- Genre: True crime;
- Directed by: various, inc. Ian White, Julian Farino, Richard Signy
- Presented by: Edward Woodward
- Music by: Matthew Scott
- Country of origin: United Kingdom
- Original language: English
- No. of series: 5
- No. of episodes: 39

Production
- Executive producer: Dianne Nelmes;
- Producer: Sue Durkan;
- Running time: 52 minutes
- Production company: Granada Television

Original release
- Network: ITV
- Release: 3 June 1991 – 11 October 1996

= In Suspicious Circumstances =

In Suspicious Circumstances is a British true crime drama television series produced by Granada Television for ITV between 3 June 1991 and 11 October 1996. Re-enactments of historical crimes were introduced by Edward Woodward.

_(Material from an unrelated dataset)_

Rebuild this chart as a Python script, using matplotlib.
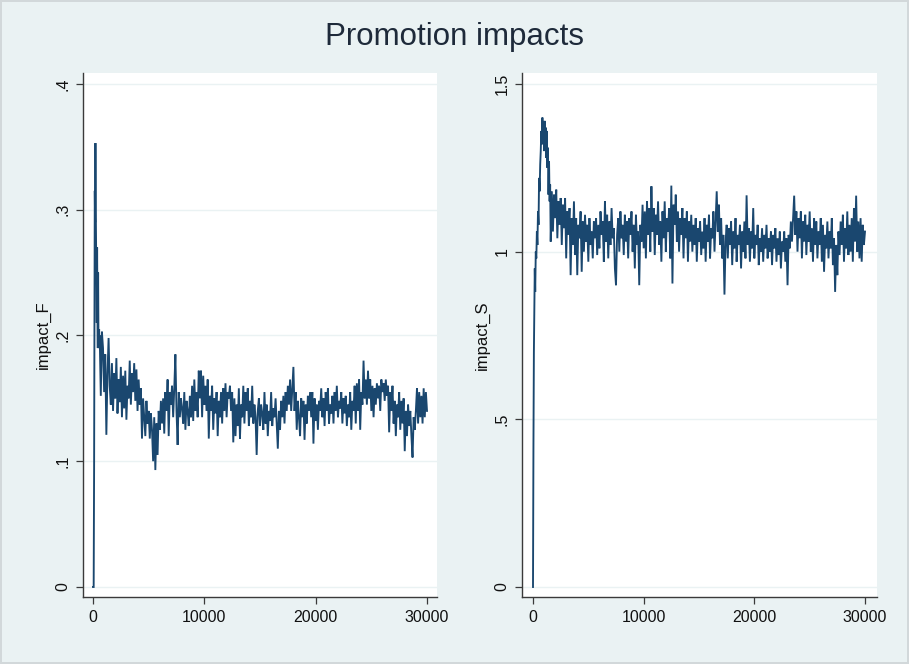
import numpy as np
import matplotlib
matplotlib.use("Agg")
import matplotlib.pyplot as plt

plt.rcParams['font.family'] = ['Liberation Sans', 'DejaVu Sans']

title = "Promotion impacts"
xticks = [0, 10000, 20000, 30000]
xtick_labels = ["0", "10000", "20000", "30000"]

f_label = "impact_F"
f_yticks = [0, 0.1, 0.2, 0.3, 0.4]
f_ytick_labels = ["0", ".1", ".2", ".3", ".4"]

s_label = "impact_S"
s_yticks = [0, 0.5, 1.0, 1.5]
s_ytick_labels = ["0", ".5", "1", "1.5"]

# impact_F: early (fine resolution) then every 100 steps from 600
f_early_t = [0, 60, 100, 130, 160, 190, 220, 250, 280, 310, 340, 370, 400, 430, 460, 490, 520, 550, 580]
f_early = [0, 0.0, 0.095, 0.22, 0.315, 0.29, 0.353, 0.30, 0.27, 0.24, 0.21, 0.27, 0.22, 0.19, 0.25, 0.20, 0.19, 0.205, 0.19]
f_t0, f_dt = 600, 100
f_vals = [
    0.200, 0.152, 0.203, 0.190, 0.155, 0.185, 0.121, 0.170, 0.198, 0.160,
    0.145, 0.178, 0.140, 0.170, 0.150, 0.182, 0.138, 0.165, 0.147, 0.175,
    0.135, 0.168, 0.142, 0.172, 0.133, 0.160, 0.150, 0.180, 0.145, 0.170,
    0.155, 0.178, 0.148, 0.173, 0.140, 0.165, 0.145, 0.158, 0.118, 0.150,
    0.135, 0.120, 0.148, 0.130, 0.140, 0.118, 0.138, 0.125, 0.100, 0.135,
    0.093, 0.130, 0.105, 0.140, 0.125, 0.148, 0.130, 0.150, 0.122, 0.155,
    0.140, 0.165, 0.120, 0.155, 0.145, 0.160, 0.135, 0.158, 0.185, 0.140,
    0.113, 0.155, 0.135, 0.150, 0.142, 0.130, 0.155, 0.125, 0.148, 0.140,
    0.128, 0.152, 0.135, 0.160, 0.132, 0.165, 0.140, 0.155, 0.135, 0.172,
    0.150, 0.172, 0.135, 0.168, 0.145, 0.160, 0.140, 0.165, 0.118, 0.152,
    0.140, 0.160, 0.125, 0.150, 0.138, 0.155, 0.120, 0.148, 0.135, 0.155,
    0.130, 0.158, 0.140, 0.162, 0.135, 0.155, 0.150, 0.160, 0.140, 0.155,
    0.115, 0.150, 0.120, 0.145, 0.128, 0.158, 0.118, 0.145, 0.135, 0.160,
    0.130, 0.155, 0.140, 0.158, 0.128, 0.148, 0.135, 0.160, 0.130, 0.145,
    0.135, 0.105, 0.140, 0.150, 0.128, 0.145, 0.138, 0.125, 0.155, 0.130,
    0.145, 0.120, 0.140, 0.132, 0.155, 0.128, 0.142, 0.135, 0.150, 0.130,
    0.110, 0.140, 0.125, 0.148, 0.135, 0.152, 0.130, 0.155, 0.140, 0.160,
    0.145, 0.165, 0.140, 0.158, 0.175, 0.140, 0.155, 0.125, 0.148, 0.135,
    0.120, 0.150, 0.135, 0.148, 0.117, 0.145, 0.130, 0.152, 0.140, 0.155,
    0.135, 0.155, 0.114, 0.150, 0.132, 0.145, 0.125, 0.148, 0.140, 0.158,
    0.135, 0.150, 0.128, 0.155, 0.140, 0.158, 0.130, 0.145, 0.138, 0.152,
    0.130, 0.155, 0.140, 0.160, 0.135, 0.148, 0.142, 0.155, 0.130, 0.150,
    0.138, 0.152, 0.128, 0.145, 0.135, 0.155, 0.125, 0.148, 0.140, 0.160,
    0.130, 0.162, 0.140, 0.165, 0.125, 0.155, 0.145, 0.180, 0.150, 0.165,
    0.145, 0.172, 0.150, 0.165, 0.140, 0.160, 0.135, 0.158, 0.145, 0.162,
    0.150, 0.160, 0.140, 0.165, 0.155, 0.162, 0.148, 0.165, 0.152, 0.160,
    0.123, 0.155, 0.140, 0.160, 0.130, 0.148, 0.120, 0.145, 0.135, 0.155,
    0.125, 0.148, 0.130, 0.150, 0.108, 0.140, 0.120, 0.145, 0.128, 0.140,
    0.120, 0.103, 0.135, 0.125, 0.140, 0.158, 0.130, 0.155, 0.135, 0.152,
    0.130, 0.158, 0.135, 0.155, 0.140,
]

# impact_S: early (fine resolution) then every 100 steps from 1600
s_early_t = [0, 40, 80, 120, 160, 200, 250, 300, 350, 400, 450, 500, 550, 600, 650, 700,
             750, 800, 850, 900, 950, 1000, 1050, 1100, 1150, 1200, 1250, 1300, 1350,
             1400, 1450, 1500, 1550]
s_early = [0, 0.42, 0.70, 0.82, 0.95, 0.88, 1.00, 0.98, 1.06, 1.02, 1.12, 1.08, 1.22, 1.18,
           1.26, 1.30, 1.36, 1.32, 1.40, 1.34, 1.38, 1.30, 1.39, 1.33, 1.37, 1.28, 1.36,
           1.25, 1.31, 1.17, 1.27, 1.15, 1.20]
s_t0, s_dt = 1600, 100
s_vals = [
    1.03, 1.18, 1.06, 1.17, 1.10, 1.185, 1.04, 1.15, 1.08, 1.16,
    1.02, 1.14, 1.07, 1.16, 0.98, 1.12, 1.05, 1.13, 0.93, 1.10,
    1.02, 1.15, 0.99, 1.10, 0.93, 1.08, 1.04, 1.12, 0.94, 1.09,
    1.00, 1.11, 1.03, 1.08, 0.97, 1.10, 1.02, 1.06, 0.98, 1.09,
    1.04, 1.10, 0.99, 1.08, 1.01, 1.12, 1.05, 1.09, 0.97, 1.15,
    1.03, 1.11, 0.98, 1.09, 1.02, 1.13, 1.04, 1.07, 0.95, 0.90,
    1.05, 1.10, 1.00, 1.12, 1.04, 1.08, 0.99, 1.11, 1.03, 1.09,
    0.98, 1.10, 1.05, 1.12, 1.00, 1.08, 0.95, 1.11, 1.02, 1.06,
    0.90, 1.08, 1.03, 1.14, 1.01, 1.12, 0.98, 1.15, 1.05, 1.13,
    1.00, 1.195, 1.06, 1.13, 0.99, 1.11, 1.05, 1.15, 1.02, 1.09,
    0.97, 1.12, 1.04, 1.15, 1.00, 1.10, 1.06, 1.13, 0.98, 1.197,
    0.905, 1.14, 1.08, 1.17, 1.03, 1.12, 1.00, 1.10, 1.05, 1.13,
    0.98, 1.10, 1.04, 1.12, 0.97, 1.09, 1.03, 1.11, 1.00, 1.08,
    1.02, 1.10, 0.97, 1.07, 1.03, 1.09, 0.99, 1.06, 1.01, 1.10,
    0.97, 1.08, 1.03, 1.11, 0.98, 1.07, 1.04, 1.12, 1.00, 1.09,
    1.18, 1.06, 1.14, 1.02, 1.10, 0.98, 1.05, 0.872, 1.03, 1.08,
    0.98, 1.07, 1.02, 1.09, 0.96, 1.06, 1.01, 1.10, 0.97, 1.05,
    1.02, 1.08, 0.95, 1.06, 1.00, 1.09, 0.98, 1.168, 1.02, 1.07,
    0.97, 1.06, 1.01, 1.13, 0.98, 1.05, 1.02, 1.08, 0.96, 1.04,
    1.00, 1.07, 0.97, 1.05, 1.01, 1.08, 0.98, 1.04, 1.00, 1.06,
    0.96, 1.05, 1.01, 1.07, 0.97, 1.04, 0.99, 1.06, 0.95, 1.03,
    1.00, 1.06, 0.97, 1.04, 0.90, 1.05, 1.01, 1.09, 1.03, 1.10,
    1.167, 1.05, 1.12, 1.00, 1.10, 1.04, 1.12, 0.98, 1.09, 1.03,
    1.11, 0.99, 1.08, 1.03, 1.12, 1.00, 1.07, 0.97, 1.10, 1.02,
    1.09, 0.98, 1.06, 1.02, 1.10, 0.97, 1.08, 0.94, 1.05, 1.01,
    1.09, 0.98, 1.06, 1.01, 1.10, 0.96, 1.04, 0.88, 1.02, 0.93,
    1.06, 0.99, 1.09, 1.02, 1.11, 0.97, 1.07, 1.01, 1.12, 0.99,
    1.08, 1.00, 1.10, 0.97, 1.13, 1.03, 1.167, 1.00, 1.09, 0.98,
    1.10, 0.97, 1.08, 1.02, 1.06,
]

f_t = np.concatenate([f_early_t, f_t0 + f_dt * np.arange(len(f_vals))])
f_y = np.concatenate([f_early, f_vals])
s_t = np.concatenate([s_early_t, s_t0 + s_dt * np.arange(len(s_vals))])
s_y = np.concatenate([s_early, s_vals])

BG = "#EAF2F3"
LINE = "#1A476F"

fig = plt.figure(figsize=(9.09, 6.64), dpi=100)
fig.patch.set_facecolor(BG)
fig.patch.set_edgecolor("#D2D8DA")
fig.patch.set_linewidth(1.5)

W, H = 909, 664

def make_ax(left_px, right_px, top_px, bottom_px):
    return fig.add_axes([left_px / W, 1 - bottom_px / H,
                         (right_px - left_px) / W, (bottom_px - top_px) / H])

panels = [
    (make_ax(83, 437, 73, 597), f_t, f_y, f_yticks, f_ytick_labels, f_label,
     (-898, 30898), (-0.00795, 0.4087)),
    (make_ax(522, 877, 73, 597), s_t, s_y, s_yticks, s_ytick_labels, s_label,
     (-994, 31084), (-0.0298, 1.5328)),
]

for ax, t, y, yt, ytl, lab, xl, yl in panels:
    ax.set_facecolor("white")
    ax.plot(t, y, color=LINE, lw=1.35, solid_joinstyle="miter", zorder=3)
    ax.set_xlim(*xl)
    ax.set_ylim(*yl)
    ax.set_xticks(xticks)
    ax.set_xticklabels(xtick_labels)
    ax.set_yticks(yt)
    ax.set_yticklabels(ytl, rotation=90, va="center")
    for v in yt:
        ax.axhline(v, color=BG, lw=1.0, zorder=1)
    for side in ("top", "right"):
        ax.spines[side].set_visible(False)
    for side in ("left", "bottom"):
        ax.spines[side].set_color("#3A3A3A")
        ax.spines[side].set_linewidth(1.0)
    ax.tick_params(axis="both", direction="out", length=5, width=0.9,
                   color="#3A3A3A", labelsize=11.5, labelcolor="#111111")
    ax.tick_params(axis="x", pad=4)
    ax.tick_params(axis="y", pad=4)
    ax.set_ylabel(lab, fontsize=12, color="#111111", labelpad=3)

fig.text(0.5, 1 - 37 / H, title, ha="center", va="center", fontsize=22.5,
         color="#1E2A3A")

fig.savefig("out.png", dpi=100, facecolor=fig.get_facecolor(),
            edgecolor=fig.get_edgecolor())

Granada's Head of Factual Drama Ian McBride described the show as revisiting "an atmospheric past as Edward Woodward intrigues the viewer by walking through period sets and examining the unknown quirks of a crime gone by."

In 1996, several writers accused the show of plagiarism. However, Granada executives claimed that their researchers had used the same source materials as the claimants. Of the 21 claims of copyright infringement which were heard in court, four were upheld and the rest dismissed.

Boxtree published a tie-in book featuring 11 true cases of infamous crimes from the 1870s to the 1980s.

On 12 November 2022, Talking Pictures TV began repeating the series on Saturday evenings.